As scary and far-fetched as these scenarios may sound, none of them is pure fiction. All of them are already occurring in reality, as Harari demonstrates with numerous examples.
My mind is the most spellbound by Upgrade Scenario No. 3 – in essence, superhuman digital gods, created ourselves.
What will they be like, these disembodied digital souls? If they become coded essence, will they still have any physical forms? Will they have genders? Are the genders 0s and 1s? How do they mate? If they mate? Will there be carnal pleasure of any kind? Will sports cease to exist, other than chess, poker, mahjong, and the like? How do these superhumans establish pecking order? Or will equality of “life” finally be achieved? By what will power and wealth be defined? To what further end will power and wealth still be useful means? What will be the equivalent of religion and ideology? Or will there be new bases of conflicts and persecution? Will the natural world finally be left alone and other species recover their diversity, now that superhumans only need to roam around in the “cloud”? Will any kind of “hardware” still be necessary as physical carrier of codes? If so, who makes the hardware? Robots, at the command of superhumans? What then differentiates robot “brain” from that of the superhumans, subordinating the former to the latter?
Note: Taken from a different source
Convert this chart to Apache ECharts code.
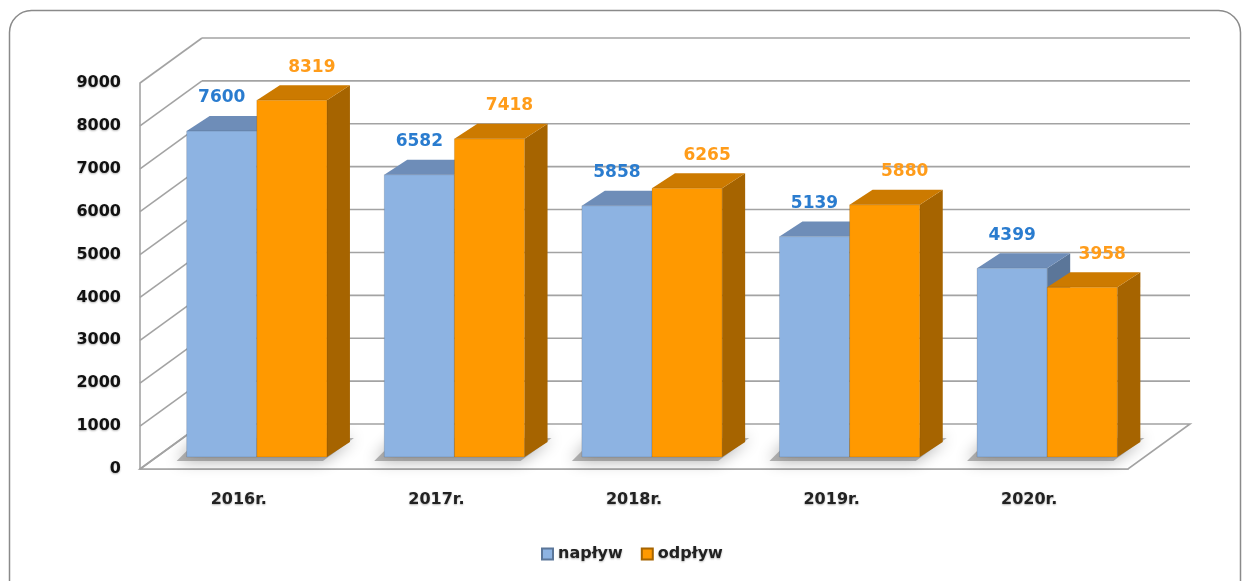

With these questions swirling like meteors, I realize my mind has gone to the edge of the universe. Before falling off into the dark eternal nothingness, I make a swift cosmological about-face towards the familiar comfort of Planet Earth. Shortly after re-entering the solar system, I stumble upon the Powers family. As surprising as the encounter is, the strange story of the tycoon family, as I saw in the opera “Death and the Powers” last year, suddenly makes sense, Harari’s book and my cosmic journey to visit the digital gods having provided the proper context.
“Death and the Powers”, an MIT Media Lab opera produced by an all-star ensemble of composer renowned for applying technology to music, poet laureate librettist and Tony Award-winner stage director, with a cast of human, cyborg and robot characters, performed on a high-tech stage, told the story of Simon Powers and his family. The terminally-ill billionaire refuses to die, and he defies death by uploading his entire consciousness to the “System”. He urges his family to join him. This leaves his clan torn apart – his cyborg prodigee assisting him with the transition and all too eager to join, his compassionate daughter opting to stay behind with mortal humans, and his (third, glamorous and favorite) wife confused, making love on stage with the “System”.
I reviewed the production last year, calling it a “futuristic opera” like everyone else did, including its creators. But with the benefit of hindsight, knowing Sapiens all eventually became gods, I now see that Simon Powers was simply the pioneer, and his story bizarrely interesting only because of that seminal moment of transition!
My mind lingers in his digital heaven a bit longer to see what happened after his upload-enabled ascension. Apparently droves of other sapiens followed, rich ones first; then whatever technology and resources required became accessible to common men, and generations later, the transition towards superhumankind was complete.